Nestlé Nigeria reported substantial moderation in revenue growth in full year 2018 (+9.1 percent year on year to N266.28bn) compared to the 34.2 percent year on year surge posted in full year 2017. This temperance in revenue growth reflects tame price and volume increases in the review period.
Whilst the company successfully raised average price of its product portfolio in full year 2017 in response to cost inflation, sustained weakness in disposable income amidst intensifying market competition limited the pricing power of Nestlé in full year 2018.
In addition, Nestlé’s muted price increase might be a competitive response to Cadbury’s decision to maintain competitive prices in the review period.
In our opinion, Nestlé retained market leadership in its food and beverage businesses, which reported revenue growth of 9.0 percent year on year and 9.1 percent year on year, respectively, in full year 2018.
In full year 2019, our expectation is that revenue will improve by 10.5 percent year on year to N294.3bn, supported by volume growth and a mild price increase to slightly account for inflation. In addition, we expect price-induced increase in turnover in the food business.
Moderation in marketing expenses to drive EBITDA margin higher. In full year 2019, Nestlé’s cost to sales ratio declined by 147bps to 57.2 percent in full year 2018 (from 58.7 percent in full year 2017). This followed an equally slower 6.3 percent year on year expansion in cost of sales to N152.4bn (from N143.3bn in full year 2017) compared to revenue growth of 9.1 percent.
This cost efficiency was driven by lower input prices in full year 2018: Sugar (-9.5 percent year on year), Soybean Oil (-14.9 percent year on year) and Crude Palm Oil (-22.0 percent year on year).
However, the company’s EBITDA margin was somewhat flattish at 25.4 percent (from 25.5 percent in full year 2017) due to the impact of higher marketing and distribution expenses (up 23.7 percent year on year to N43.5bn from N35.2bn) driven by spend on advertising (up 50.4 percent year on year).
Going forward, we expect cost pressures to be slightly elevated on expectations of increases in cocoa, soybean oil and crude palm oil prices in first half of 2019.

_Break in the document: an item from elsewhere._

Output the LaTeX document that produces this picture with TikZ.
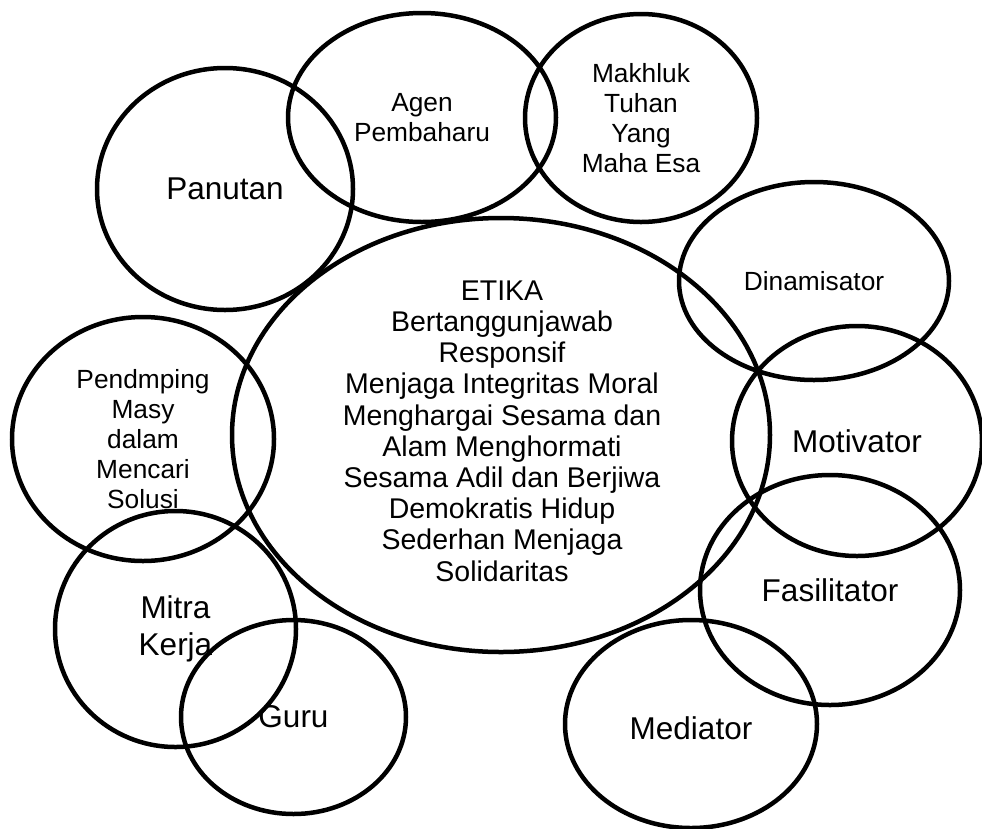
\documentclass[tikz,border=0pt]{standalone}
\usepackage{fontspec}
\setmainfont{Liberation Sans}
\usetikzlibrary{shapes.geometric}
\tikzset{
  bub/.style={draw, line width=4.5pt, ellipse, inner sep=0pt, align=center},
  small/.style={font=\fontsize{26.3}{30}\selectfont},
  big/.style={font=\fontsize{31.5}{37}\selectfont},
  mid/.style={font=\fontsize{28.5}{31.2}\selectfont}
}
\begin{document}
\begin{tikzpicture}[x=1pt,y=-1pt]
\useasboundingbox (0,0) rectangle (982,828);
\node[bub, minimum width=538pt, minimum height=434pt] (etika) at (501,435) {};
\node[mid, align=center] (etikatext) at (502,431) {ETIKA\\Bertanggunjawab\\Responsif\\Menjaga Integritas Moral\\Menghargai Sesama dan\\Alam Menghormati\\Sesama Adil dan Berjiwa\\Demokratis Hidup\\Sederhan Menjaga\\Solidaritas};
\node[bub, big, minimum width=256pt, minimum height=242pt] (panutan) at (225,189) {Panutan};
\node[bub, small, minimum width=268pt, minimum height=209pt] (agen) at (422,117.5) {Agen\\Pembaharu};
\node[bub, small, minimum width=232pt, minimum height=208pt] (makhluk) at (641,118) {Makhluk\\Tuhan\\Yang\\Maha Esa};
\node[bub, small, minimum width=270pt, minimum height=198pt] (dinamis) at (814,281) {Dinamisator};
\node[bub, big, minimum width=250pt, minimum height=230pt] (motiv) at (857,441) {Motivator};
\node[bub, big, minimum width=260pt, minimum height=230pt] (fasil) at (830,590) {Fasilitator};
\node[bub, minimum width=252pt, minimum height=208pt] (medi) at (691,724) {};
\node[big] (meditext) at (691,728) {Mediator};
\node[bub, small, minimum width=262pt, minimum height=244pt] (pendamping) at (143,439) {Pendmping\\Masy\\dalam\\Mencari\\Solusi};
\node[bub, big, minimum width=241pt, minimum height=236pt] (mitra) at (175.5,629) {Mitra\\Kerja};
\node[bub, big, minimum width=225pt, minimum height=194pt] (guru) at (293.5,717) {Guru};
\end{tikzpicture}
\end{document}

Expectations of higher cocoa prices are based on supply setbacks in Ghana and Ivory Coast whilst Lunar Year festivities across Asia has supported a rally in soybean oil and crude palm oil prices.
Hence, we forecast full year 2019 gross margin at 42.5 percent compared to 42.8 percent in full year 2018. Irrespective, tamer spend on operating expense is likely to drive EBITDA margin to 25.7 percent (+30bps year on year) in full year 2019.
Profitability to remain supported by lower finance costs. The company’s profit before tax (PBT) rose by 27.6 percent year on year to N59.8bn in full year 2018 from N46.8bn in the prior year, missing our estimate of N63.8bn. PBT improvement was driven by lower finance cost in full year 2018 as finance cost declined significantly to N2.6bn in full year 2018 from N15.1bn in full year 2017.
The decline in finance cost was driven by a net repayment of N51.5bn between full year 2017 and full year 2018, comprising intercompany and bank loans. In our view, the repayments were supported by improvement in Nestlé’s cash flows.
We also note the decline in the company’s net debt to equity ratio to 13.8 percent in full year 2018 from 45.6 percent in full year 2017, which is comparably lower to peers (Cadbury – 32.3 percent, Unilever – 70.1 percent). In full year 2019, PBT is likely to increase to N70.0bn (+17.2 percent year on year) on projected growth in sales and further decline (-71.0 percent year on year) in finance costs.
Free Cash Flow to Equity to remain positive. In line with expectation, Free Cash Flow to Equity (FCFE) came in at N47.5bn in full year 2018 from a negative N28.3bn in full year 2017, buoyed by a N74.6bn net operating cash flow that was mainly driven by efficient management of working capital.
Full year 2018 capex spend amounted to N12.7bn with capex intensity at 4.8 percent (vs. 3.6 percent in full year 2017).
In full year 2019, we forecast capex intensity at 4.1 percent and we expect the company to sustain its debt repayments with total debt (intercompany loans and bank loans) likely to settle at N1.9bn by close of full year 2019. Hence, we expect FCFE to grow by 7.2 percent year on year to N50.9bn in full year 2019.
We maintain our BUY rating on Nestlé. We cut our 12-month target price to N1,708.25 from N1,768.62 previously and retain a BUY rating on the stock. In arriving at our TP, we employed a blend of DCF and multiples valuation approaches (P/E and EV/EBITDA).
Our DCF assumptions include adjusted beta of 0.84, risk free rate of 13.93 percent, and terminal growth rate of 5.0 percent. We expect a total return of 21.9 percent (capital appreciation of 17.8 percent and dividend yield of 4.1 percent).